War and Peace Volume 2, Part 3, Chapter 8 Summary

  • Pierre falls into another one of his depressive episodes. He lies around moping and doesn’t leave the house for three days.
  • He gets a letter from his wife, asking him to take her back.
  • He also gets a letter from one of his Masonic brothers, telling him that he shouldn’t be so harsh on his wife, and that forgiveness is what the Masons are all about.
  • He gets a third message, this one from his mother-in-law, who says she has something really important to tell him.
  • He’s too depressed to do anything. Without writing any of them back, he leaves for Moscow to get some advice from Iosif Alexeevich, the super-Mason he met in the roadside inn.

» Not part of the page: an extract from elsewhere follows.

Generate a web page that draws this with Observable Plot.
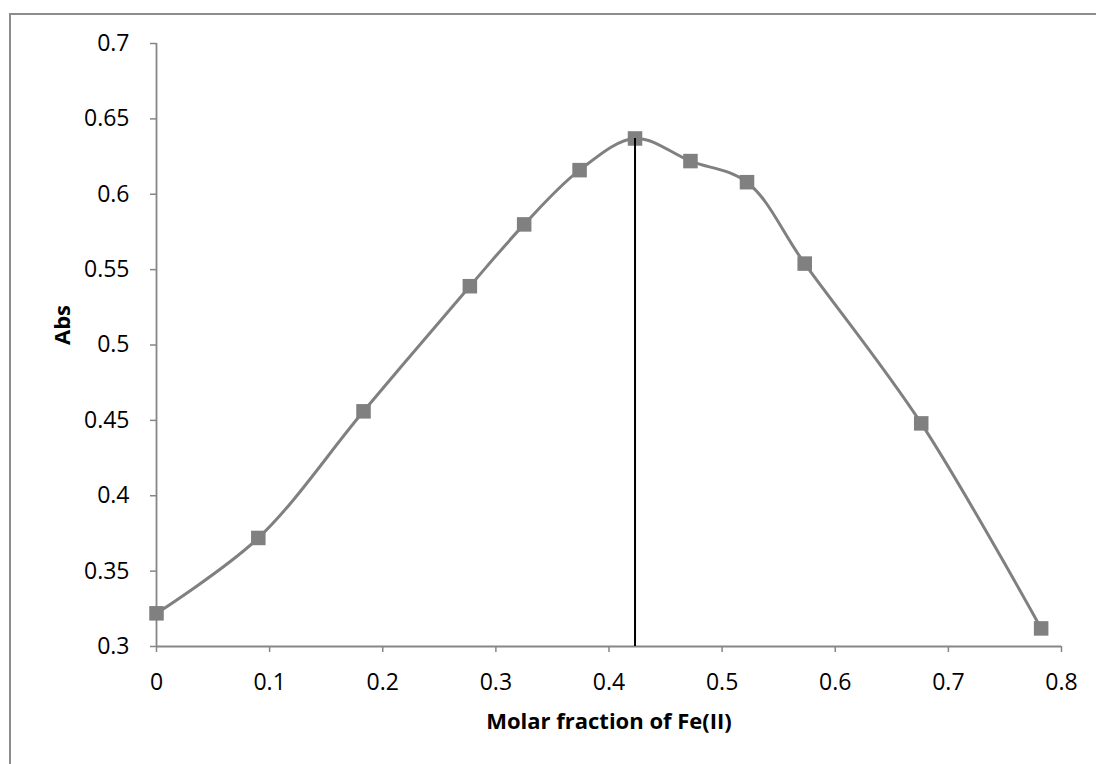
<!DOCTYPE html>
<html>
<head>
<meta charset="utf-8">
<script src="https://cdn.jsdelivr.net/npm/d3@7"></script>
<script src="https://cdn.jsdelivr.net/npm/@observablehq/plot@0.6"></script>
<style>
  html, body { margin: 0; padding: 0; background: #fff; }
  #wrap { position: relative; width: 1096px; height: 764px; overflow: hidden; }
  #border { position: absolute; left: 9px; top: 13px; width: 1200px; height: 900px;
            border-left: 2px solid #8c8c8c; border-top: 2px solid #8c8c8c; }
  #chart { position: absolute; left: 0; top: 0; }
</style>
</head>
<body>
<div id="wrap"><div id="border"></div><div id="chart"></div></div>
<script>
// Job's method (continuous variation): absorbance vs. molar fraction of Fe(II)
const molarFraction = [0, 0.09, 0.183, 0.277, 0.325, 0.374, 0.423, 0.472, 0.522, 0.573, 0.676, 0.782];
const absorbance    = [0.322, 0.372, 0.456, 0.539, 0.580, 0.616, 0.637, 0.622, 0.608, 0.554, 0.448, 0.312];

const xTicks = [0, 0.1, 0.2, 0.3, 0.4, 0.5, 0.6, 0.7, 0.8];
const yTicks = [0.3, 0.35, 0.4, 0.45, 0.5, 0.55, 0.6, 0.65, 0.7];

const xTitle = "Molar fraction of Fe(II)";
const yTitle = "Abs";

const points = molarFraction.map((x, i) => ({x, y: absorbance[i]}));
// stoichiometry read at the absorbance maximum
const peak = points.reduce((a, b) => (b.y > a.y ? b : a));

const gray = "#808080";
const axisGray = "#868686";
const font = "'Open Sans', 'Liberation Sans', sans-serif";

const chart = Plot.plot({
  width: 1096,
  height: 764,
  marginLeft: 156,
  marginRight: 35,
  marginTop: 43,
  marginBottom: 118,
  style: {fontFamily: font, fontSize: "23px", color: "#000", background: "transparent"},
  x: {domain: [0, 0.8]},
  y: {domain: [0.3, 0.7]},
  marks: [
    Plot.axisX({ticks: xTicks, tickFormat: d => String(d), tickSize: 6, tickPadding: 21,
                fontSize: 23, fontFamily: font,
                stroke: axisGray, strokeWidth: 1.5, fill: "#000", label: null}),
    Plot.axisY({ticks: yTicks, tickFormat: d => String(d), tickSize: 6, tickPadding: 21,
                fontSize: 23, fontFamily: font,
                stroke: axisGray, strokeWidth: 1.5, fill: "#000", label: null}),
    Plot.ruleX([0], {stroke: axisGray, strokeWidth: 1.8}),
    Plot.ruleY([0.3], {stroke: axisGray, strokeWidth: 1.8}),
    Plot.line(points, {x: "x", y: "y", curve: "catmull-rom", stroke: gray, strokeWidth: 3}),
    Plot.dot(points, {x: "x", y: "y", symbol: "square", r: 8.2, fill: gray, stroke: "none"}),
    Plot.ruleX([peak], {x: "x", y1: 0.3, y2: "y", stroke: "#000", strokeWidth: 2}),
    Plot.text([xTitle], {text: d => d, frameAnchor: "bottom", dy: 75.5, lineAnchor: "middle",
                         fontWeight: "bold", fontSize: 22, fontFamily: font, fill: "#000"}),
    Plot.text([yTitle], {text: d => d, frameAnchor: "left", dx: -93.5, rotate: -90, lineAnchor: "middle",
                         fontWeight: "bold", fontSize: 22, fontFamily: font, fill: "#000"})
  ]
});

document.getElementById("chart").appendChild(chart);
</script>
</body>
</html>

  • We then get a little piece of his diary, which lets us know that Iosif Alexeevich is living in poverty and ill health, but is positive and optimistic and setting a really good example. He explains to Pierre why the whole fix-the-political-institutions thing is a bad idea – because Masons are all about self-improvement, not politics. Then he tells him some mumbo jumbo about the numbers 3 and 7 and about squares.
  • The next diary entry says that Pierre is back with Helene, but they’re not sleeping together. They’ve made up spiritually, but Pierre thinks he’s supposed to be keeping all lust under wraps. (Should we take bets on how that’s going to go?)